Sommes-nous condamnés à passer de guerre en guerre ?
Certainement : la guerre est une constante historique. En Europe de l’Ouest, quatre-vingt-années de coopération économique sous le parapluie militaire américain, peuvent avoir fait oublier cette évidence, du moins à certaines catégories privilégiées de la population. Pourtant la grande guerre (1914-1945) a été suivie d’une guerre (1947-1989) qui n’était froide que sous nos latitudes alors qu’elle faisait rage dans les pays dits du Tiers-Monde. Le monde unipolaire dominé par le « gendarme global » américain (1990-2001) a pu faire croire à la transformation des conflits interétatiques en opérations de police mondiale. Pourtant la guerre mondiale contre le terrorisme (2001-202?) a bouleversé le Moyen-Orient.
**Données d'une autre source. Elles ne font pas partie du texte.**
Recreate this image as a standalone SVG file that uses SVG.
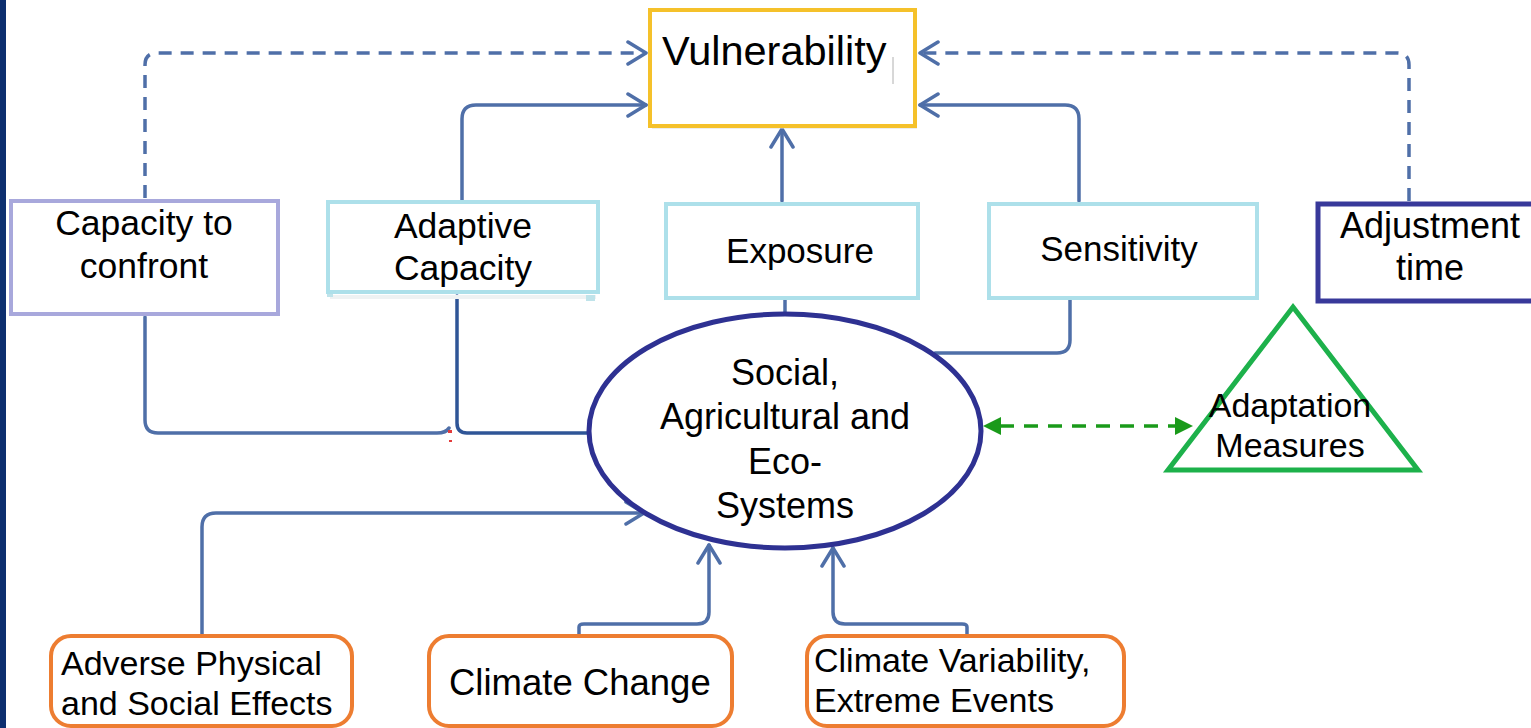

Cependant en Europe de l’ouest, à part quelques épisodes relativement mineurs, la principale conséquence visible de cette guerre, à laquelle la Belgique a pleinement participé aux côtés de ses alliés, ce sont des vagues de réfugiés. Le refus d’accueillir ces réfugiés indique également une tentative de refoulement de la situation de guerre contemporaine. Actuellement, nous assistons à un retour vers un monde multipolaire qui annonce de nouveaux conflits à grande échelle et ne permet plus de croire à l’absence de conflit. L’augmentation des budgets militaires en Europe va se traduire en politiques d’austérité, l’État d’exception qui est devenu la nouvelle norme juridique avec la guerre contre le terrorisme et la lutte contre la pandémie va probablement connaître de nouveaux développements, c’est un contexte favorable à un renforcement ultérieur des exécutifs par rapport aux autres branches du pouvoir d’État ce qui explique également le succès de certaines figures charismatiques. Au refoulement des conflits pourrait bien succéder une adhésion à la guerre, entendue comme un moyen de régénération nationale et sociale. C’est un contexte complexe qui exige de composer collectivement des narratifs susceptibles de donner des prises sur la situation.